═════ Provided material ═════

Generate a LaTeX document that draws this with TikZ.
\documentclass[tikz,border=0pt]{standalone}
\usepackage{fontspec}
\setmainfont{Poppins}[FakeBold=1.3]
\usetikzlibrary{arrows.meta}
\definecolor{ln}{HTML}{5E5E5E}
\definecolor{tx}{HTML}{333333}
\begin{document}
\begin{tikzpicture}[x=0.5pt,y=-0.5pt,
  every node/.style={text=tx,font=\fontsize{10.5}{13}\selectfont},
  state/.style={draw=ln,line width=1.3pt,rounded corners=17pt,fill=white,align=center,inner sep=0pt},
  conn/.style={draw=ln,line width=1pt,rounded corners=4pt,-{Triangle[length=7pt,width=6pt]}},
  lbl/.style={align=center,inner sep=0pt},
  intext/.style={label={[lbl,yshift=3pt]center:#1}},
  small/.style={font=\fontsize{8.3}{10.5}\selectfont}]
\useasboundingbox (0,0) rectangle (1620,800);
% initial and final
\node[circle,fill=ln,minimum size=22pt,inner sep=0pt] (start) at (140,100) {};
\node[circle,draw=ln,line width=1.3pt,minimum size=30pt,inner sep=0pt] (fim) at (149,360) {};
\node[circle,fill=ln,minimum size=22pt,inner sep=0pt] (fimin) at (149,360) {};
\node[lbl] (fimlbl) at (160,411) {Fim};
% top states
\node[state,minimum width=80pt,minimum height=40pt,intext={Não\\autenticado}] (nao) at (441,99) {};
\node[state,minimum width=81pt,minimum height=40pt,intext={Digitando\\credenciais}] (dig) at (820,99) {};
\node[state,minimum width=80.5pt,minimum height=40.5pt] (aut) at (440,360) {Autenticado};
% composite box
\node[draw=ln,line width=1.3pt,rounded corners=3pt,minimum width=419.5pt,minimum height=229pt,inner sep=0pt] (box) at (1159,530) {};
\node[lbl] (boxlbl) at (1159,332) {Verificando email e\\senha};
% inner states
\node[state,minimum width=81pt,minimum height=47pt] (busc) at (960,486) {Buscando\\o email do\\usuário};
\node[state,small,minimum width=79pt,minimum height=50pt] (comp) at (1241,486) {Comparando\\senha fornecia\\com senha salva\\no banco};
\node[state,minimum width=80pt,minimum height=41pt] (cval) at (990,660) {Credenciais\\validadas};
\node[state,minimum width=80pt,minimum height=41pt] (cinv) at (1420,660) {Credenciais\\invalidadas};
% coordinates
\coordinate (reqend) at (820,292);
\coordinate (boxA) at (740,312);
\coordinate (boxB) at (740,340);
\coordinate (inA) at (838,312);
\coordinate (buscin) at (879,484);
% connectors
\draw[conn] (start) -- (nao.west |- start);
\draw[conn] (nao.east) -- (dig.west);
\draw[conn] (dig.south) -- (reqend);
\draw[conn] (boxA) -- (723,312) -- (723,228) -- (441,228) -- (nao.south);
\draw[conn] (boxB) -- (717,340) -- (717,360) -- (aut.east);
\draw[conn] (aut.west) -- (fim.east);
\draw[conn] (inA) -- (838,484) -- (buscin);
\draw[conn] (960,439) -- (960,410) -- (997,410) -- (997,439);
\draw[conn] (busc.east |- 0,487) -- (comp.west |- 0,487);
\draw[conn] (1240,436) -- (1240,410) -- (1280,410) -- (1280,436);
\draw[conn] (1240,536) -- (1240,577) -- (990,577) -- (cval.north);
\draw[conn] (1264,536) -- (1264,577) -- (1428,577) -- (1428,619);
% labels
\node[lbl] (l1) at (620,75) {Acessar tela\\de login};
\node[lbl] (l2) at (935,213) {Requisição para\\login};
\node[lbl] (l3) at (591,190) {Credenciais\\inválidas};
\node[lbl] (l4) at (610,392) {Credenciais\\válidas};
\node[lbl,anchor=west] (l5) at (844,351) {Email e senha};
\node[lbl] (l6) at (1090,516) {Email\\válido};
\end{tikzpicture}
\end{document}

═════

- [Short problem] Extract the complete listing verbatim.

- [Exercise response]
Generate a LaTeX document that draws this with TikZ.
\documentclass[tikz,border=0pt]{standalone}
\usepackage{fontspec}
\setmainfont{Poppins}[FakeBold=1.3]
\usetikzlibrary{arrows.meta}
\definecolor{ln}{HTML}{5E5E5E}
\definecolor{tx}{HTML}{333333}
\begin{document}
\begin{tikzpicture}[x=0.5pt,y=-0.5pt,
  every node/.style={text=tx,font=\fontsize{10.5}{13}\selectfont},
  state/.style={draw=ln,line width=1.3pt,rounded corners=17pt,fill=white,align=center,inner sep=0pt},
  conn/.style={draw=ln,line width=1pt,rounded corners=4pt,-{Triangle[length=7pt,width=6pt]}},
  lbl/.style={align=center,inner sep=0pt},
  intext/.style={label={[lbl,yshift=3pt]center:#1}},
  small/.style={font=\fontsize{8.3}{10.5}\selectfont}]
\useasboundingbox (0,0) rectangle (1620,800);
% initial and final
\node[circle,fill=ln,minimum size=22pt,inner sep=0pt] (start) at (140,100) {};
\node[circle,draw=ln,line width=1.3pt,minimum size=30pt,inner sep=0pt] (fim) at (149,360) {};
\node[circle,fill=ln,minimum size=22pt,inner sep=0pt] (fimin) at (149,360) {};
\node[lbl] (fimlbl) at (160,411) {Fim};
% top states
\node[state,minimum width=80pt,minimum height=40pt,intext={Não\\autenticado}] (nao) at (441,99) {};
\node[state,minimum width=81pt,minimum height=40pt,intext={Digitando\\credenciais}] (dig) at (820,99) {};
\node[state,minimum width=80.5pt,minimum height=40.5pt] (aut) at (440,360) {Autenticado};
% composite box
\node[draw=ln,line width=1.3pt,rounded corners=3pt,minimum width=419.5pt,minimum height=229pt,inner sep=0pt] (box) at (1159,530) {};
\node[lbl] (boxlbl) at (1159,332) {Verificando email e\\senha};
% inner states
\node[state,minimum width=81pt,minimum height=47pt] (busc) at (960,486) {Buscando\\o email do\\usuário};
\node[state,small,minimum width=79pt,minimum height=50pt] (comp) at (1241,486) {Comparando\\senha fornecia\\com senha salva\\no banco};
\node[state,minimum width=80pt,minimum height=41pt] (cval) at (990,660) {Credenciais\\validadas};
\node[state,minimum width=80pt,minimum height=41pt] (cinv) at (1420,660) {Credenciais\\invalidadas};
% coordinates
\coordinate (reqend) at (820,292);
\coordinate (boxA) at (740,312);
\coordinate (boxB) at (740,340);
\coordinate (inA) at (838,312);
\coordinate (buscin) at (879,484);
% connectors
\draw[conn] (start) -- (nao.west |- start);
\draw[conn] (nao.east) -- (dig.west);
\draw[conn] (dig.south) -- (reqend);
\draw[conn] (boxA) -- (723,312) -- (723,228) -- (441,228) -- (nao.south);
\draw[conn] (boxB) -- (717,340) -- (717,360) -- (aut.east);
\draw[conn] (aut.west) -- (fim.east);
\draw[conn] (inA) -- (838,484) -- (buscin);
\draw[conn] (960,439) -- (960,410) -- (997,410) -- (997,439);
\draw[conn] (busc.east |- 0,487) -- (comp.west |- 0,487);
\draw[conn] (1240,436) -- (1240,410) -- (1280,410) -- (1280,436);
\draw[conn] (1240,536) -- (1240,577) -- (990,577) -- (cval.north);
\draw[conn] (1264,536) -- (1264,577) -- (1428,577) -- (1428,619);
% labels
\node[lbl] (l1) at (620,75) {Acessar tela\\de login};
\node[lbl] (l2) at (935,213) {Requisição para\\login};
\node[lbl] (l3) at (591,190) {Credenciais\\inválidas};
\node[lbl] (l4) at (610,392) {Credenciais\\válidas};
\node[lbl,anchor=west] (l5) at (844,351) {Email e senha};
\node[lbl] (l6) at (1090,516) {Email\\válido};
\end{tikzpicture}
\end{document}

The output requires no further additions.